The next FCAG meeting is slated to take place May 22 in London. This is currently scheduled to be the group's final meeting, although a tentative date of July 10 at Baruch College in NYC is on hold if the group decides one more meeting is necessary before issuing its final report. FCAG is co-chaired by former SEC Commissioner Harvey Goldschmid, and Hans Hoogervorst, Chairman, AFM (the Netherlands Authority for the Financial Markets).

Monitoring Board Takes Shape
Hoogervorst was also recently named chairman of the new Monitoring Board, formed as a link between the International Accounting Standards Committee Foundation (the parent of the IASB) and public authorities (including national and international regulatory bodies). Other members of the Monitoring Board currently include: Junichi Maruyama, Deputy Commissioner for International Affairs of the Financial Services Agency of Japan (JFSA), Guillermo LarraĆ­n, Chairman of the IOSCO Emerging Markets Committee and the Superintendencia de Valores y Seguros of Chile , and Mary L. Schapiro, Chairman of the US Securities and Exchange Commission.

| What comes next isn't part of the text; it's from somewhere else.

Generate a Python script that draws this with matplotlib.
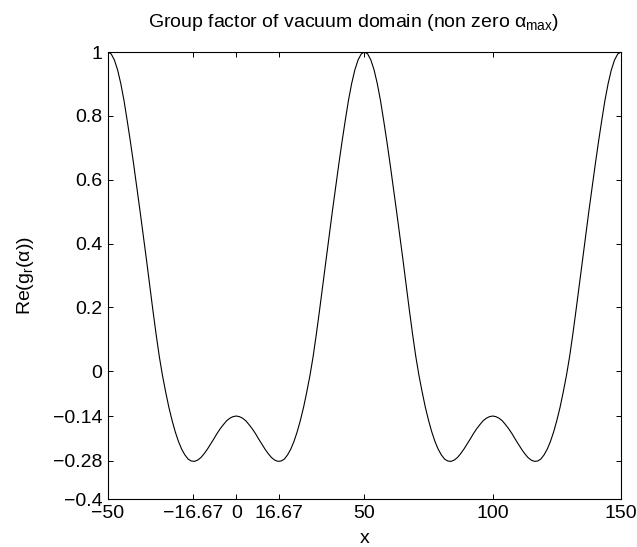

The role of the Monitoring Board has also been the subject of debate over whether it poses inappropriate use of political pressure on the IASB, or whether it imposes an appropriate level of oversight and due process over a standard-setter whose standards are required by law in the European Union and are used in over 100 countries around the world.
There were a couple of references to the Monitoring board at FCAG's April 20 meeting.
  • FCAG Co-Chair Harvey Goldschmid said, “As good as they are on Capitol Hill, they cannot understand the complexity of [what the FASB and IASB] boards do] beyond a couple talking points; there is plenty of oversight, accountability should be real, but the SEC is there for FASB, and the IASB has a new Monitoring Group; the idea that a layman can come in and set deadlines and know about timing somewhat frightens me.”
  • Another FCAG member, referencing the 100-plus countries that have adopted IFRS, said, “The hope from these 100 plus countries is that entities like the [IASCF’s] Monitoring Board, or the prestige of the IASCF, might … convince these politicians, maybe there are things that should not be determined on a deadline basis, just like it is unwise for politicians to tell the pharmaceutical industry you must find a cure for cancer tomorrow morning.. let them do high quality work… for high quality standards.”
  • Taking a slightly different point of view, Sylvie Matherat, an observer from the Basel Committee of Banking Supervisors, said, “Everybody agrees standard-setters should be independent; that doesn’t mean they shouldn't be accountable.”
The IASCF Monitoring Board held its first meeting on April 1-2 in London, the next meeting is slated for July 7-8 in Amsterdam.